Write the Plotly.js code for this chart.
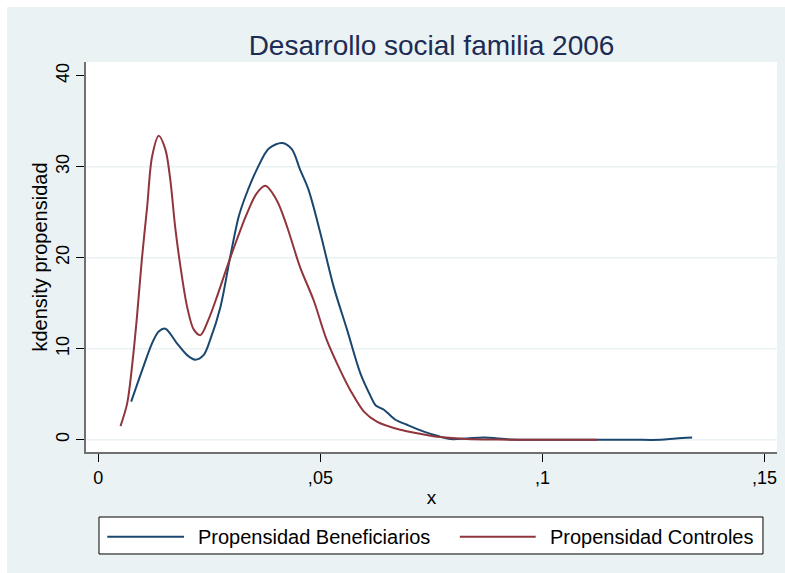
<!DOCTYPE html>
<html>
<head>
<meta charset="utf-8">
<script src="https://cdn.plot.ly/plotly-3.0.1.min.js"></script>
<style>
  html, body { margin: 0; padding: 0; background: #ffffff; }
  #chart { position: absolute; left: 7px; top: 7px; width: 778px; height: 566px; }
</style>
</head>
<body>
<div id="chart"></div>
<script>
// ---- Data ----
const chartTitle = "Desarrollo social familia 2006";
const xAxisTitle = "x";
const yAxisTitle = "kdensity propensidad";
const seriesNames = ["Propensidad Beneficiarios", "Propensidad Controles"];

const xTickVals = [0, 0.05, 0.1, 0.15];
const xTickText = ["0", ",05", ",1", ",15"];
const yTickVals = [0, 10, 20, 30, 40];
const yTickText = ["0", "10", "20", "30", "40"];
const yGridVals = [0, 10, 20, 30];

const benefX = [0.0074, 0.0102, 0.0121, 0.0136, 0.0151, 0.0177, 0.0200, 0.0218, 0.0237, 0.0252,
                0.0275, 0.0297, 0.0316, 0.0331, 0.0357, 0.0384, 0.0414, 0.0436, 0.0454, 0.0473,
                0.0500, 0.0530, 0.0560, 0.0590, 0.0613, 0.0624, 0.0643, 0.0669, 0.0695, 0.0733,
                0.0763, 0.0793, 0.0830, 0.0868, 0.0930, 0.1000, 0.1100, 0.1200, 0.1266, 0.1300, 0.1337];
const benefY = [4.2, 8.1, 10.6, 11.9, 12.2, 10.6, 9.3, 8.8, 9.3, 11.0,
                14.6, 20.1, 24.5, 26.7, 29.7, 32.0, 32.6, 31.9, 29.7, 27.5,
                22.7, 16.8, 12.1, 7.3, 4.8, 3.8, 3.3, 2.2, 1.65, 0.9,
                0.44, 0.08, 0.15, 0.25, 0.02, 0.0, 0.0, 0.0, 0.0, 0.15, 0.25];

const ctrlX = [0.0050, 0.0065, 0.0076, 0.0087, 0.0098, 0.0110, 0.0121, 0.0136, 0.0151, 0.0162,
               0.0173, 0.0185, 0.0200, 0.0215, 0.0230, 0.0248, 0.0267, 0.0290, 0.0312, 0.0335,
               0.0357, 0.0376, 0.0402, 0.0425, 0.0454, 0.0485, 0.0514, 0.0545, 0.0568, 0.0598,
               0.0627, 0.0680, 0.0718, 0.0770, 0.0830, 0.0900, 0.1000, 0.1123];
const ctrlY = [1.5, 4.0, 8.1, 13.5, 19.8, 25.6, 31.1, 33.4, 31.9, 28.6,
               23.4, 19.0, 14.6, 12.1, 11.5, 13.2, 15.7, 19.0, 22.0, 24.9,
               27.1, 27.9, 26.3, 23.4, 19.0, 15.3, 11.0, 7.6, 5.4, 3.1,
               2.0, 1.1, 0.73, 0.3, 0.08, 0.02, 0.0, 0.0];

// ---- Styling ----
const BG = "#EAF2F3";
const BLUE = "#1A476F";
const RED = "#90353B";
const FONT = "'Liberation Sans', Arial, Helvetica, sans-serif";

const traces = [
  { x: benefX, y: benefY, type: "scatter", mode: "lines", name: seriesNames[0],
    line: { color: BLUE, width: 2, shape: "spline", smoothing: 0.9 }, showlegend: false },
  { x: ctrlX, y: ctrlY, type: "scatter", mode: "lines", name: seriesNames[1],
    line: { color: RED, width: 2, shape: "spline", smoothing: 0.9 }, showlegend: false }
];

// horizontal grid lines (none at the top tick, as in the reference)
const gridShapes = yGridVals.map(v => ({
  type: "line", xref: "paper", yref: "y", x0: 0, x1: 1, y0: v, y1: v,
  line: { color: BG, width: 1.5 }, layer: "below"
}));

// legend drawn as a framed box under the plot (paper coordinates)
const lgY0 = -0.1667, lgY1 = -0.2615, lgMid = -0.2172;
const shapes = gridShapes.concat([
  { type: "rect", xref: "paper", yref: "paper", x0: 0.0188, x1: 0.9797, y0: lgY0, y1: lgY1,
    line: { color: "#000000", width: 1 }, fillcolor: "#ffffff", layer: "above" },
  { type: "line", xref: "paper", yref: "paper", x0: 0.0308, x1: 0.1418, y0: lgMid, y1: lgMid,
    line: { color: BLUE, width: 2 } },
  { type: "line", xref: "paper", yref: "paper", x0: 0.5410, x1: 0.6508, y0: lgMid, y1: lgMid,
    line: { color: RED, width: 2 } }
]);
const annotations = [
  { xref: "paper", yref: "paper", x: 0.1592, y: lgMid, xanchor: "left", yanchor: "middle",
    text: seriesNames[0], showarrow: false, font: { family: FONT, size: 20, color: "#000000" } },
  { xref: "paper", yref: "paper", x: 0.6686, y: lgMid, xanchor: "left", yanchor: "middle",
    text: seriesNames[1], showarrow: false, font: { family: FONT, size: 20, color: "#000000" } }
];

const layout = {
  width: 778, height: 566,
  paper_bgcolor: BG, plot_bgcolor: "#ffffff",
  font: { family: FONT, size: 18, color: "#000000" },
  margin: { l: 79, r: 8, t: 55, b: 121 },
  showlegend: false,
  title: { text: chartTitle, x: 0.5, xref: "paper", xanchor: "center",
           y: 0.9329, yref: "container", yanchor: "middle",
           font: { family: FONT, size: 28, color: "#1C2C54" } },
  xaxis: {
    range: [-0.00277, 0.1528], tickmode: "array", tickvals: xTickVals, ticktext: xTickText,
    ticks: "outside", ticklen: 8, tickwidth: 1, tickcolor: "#000000",
    showline: true, linecolor: "#707070", linewidth: 2, mirror: false,
    showgrid: false, zeroline: false,
    tickfont: { family: FONT, size: 18, color: "#000000" },
    title: { text: xAxisTitle, standoff: 4, font: { family: FONT, size: 19, color: "#000000" } }
  },
  yaxis: {
    range: [-1.34, 41.5], tickmode: "array", tickvals: yTickVals, ticktext: yTickText,
    tickangle: -90,
    ticks: "outside", ticklen: 8, tickwidth: 1, tickcolor: "#000000",
    showline: true, linecolor: "#707070", linewidth: 2, mirror: false,
    showgrid: false, zeroline: false,
    tickfont: { family: FONT, size: 18, color: "#000000" },
    title: { text: yAxisTitle, standoff: 0, font: { family: FONT, size: 20, color: "#000000" } }
  },
  shapes: shapes,
  annotations: annotations
};

Plotly.newPlot("chart", traces, layout, { displayModeBar: false, staticPlot: true });
</script>
</body>
</html>
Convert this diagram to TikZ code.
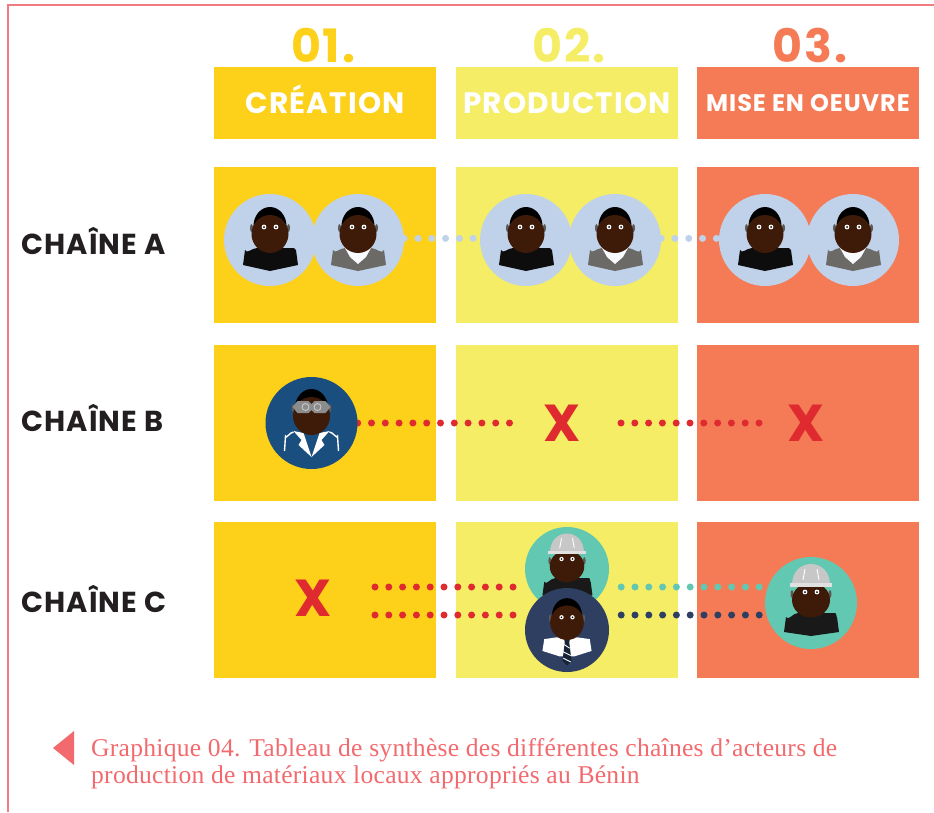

════════════════════

WHAT THE EXERCISE ASKS. Repeat exactly the lines from the start of the entries down to the line with "0.44, 0.08, 0.15, 0.25, 0.02, 0.0, 0.0, 0.0, 0.0, 0.15, 0.25];", keeping both ends but none of the pictures.

WRITTEN SOLUTION.
Write the Plotly.js code for this chart.
<!DOCTYPE html>
<html>
<head>
<meta charset="utf-8">
<script src="https://cdn.plot.ly/plotly-3.0.1.min.js"></script>
<style>
  html, body { margin: 0; padding: 0; background: #ffffff; }
  #chart { position: absolute; left: 7px; top: 7px; width: 778px; height: 566px; }
</style>
</head>
<body>
<div id="chart"></div>
<script>
// ---- Data ----
const chartTitle = "Desarrollo social familia 2006";
const xAxisTitle = "x";
const yAxisTitle = "kdensity propensidad";
const seriesNames = ["Propensidad Beneficiarios", "Propensidad Controles"];

const xTickVals = [0, 0.05, 0.1, 0.15];
const xTickText = ["0", ",05", ",1", ",15"];
const yTickVals = [0, 10, 20, 30, 40];
const yTickText = ["0", "10", "20", "30", "40"];
const yGridVals = [0, 10, 20, 30];

const benefX = [0.0074, 0.0102, 0.0121, 0.0136, 0.0151, 0.0177, 0.0200, 0.0218, 0.0237, 0.0252,
                0.0275, 0.0297, 0.0316, 0.0331, 0.0357, 0.0384, 0.0414, 0.0436, 0.0454, 0.0473,
                0.0500, 0.0530, 0.0560, 0.0590, 0.0613, 0.0624, 0.0643, 0.0669, 0.0695, 0.0733,
                0.0763, 0.0793, 0.0830, 0.0868, 0.0930, 0.1000, 0.1100, 0.1200, 0.1266, 0.1300, 0.1337];
const benefY = [4.2, 8.1, 10.6, 11.9, 12.2, 10.6, 9.3, 8.8, 9.3, 11.0,
                14.6, 20.1, 24.5, 26.7, 29.7, 32.0, 32.6, 31.9, 29.7, 27.5,
                22.7, 16.8, 12.1, 7.3, 4.8, 3.8, 3.3, 2.2, 1.65, 0.9,
                0.44, 0.08, 0.15, 0.25, 0.02, 0.0, 0.0, 0.0, 0.0, 0.15, 0.25];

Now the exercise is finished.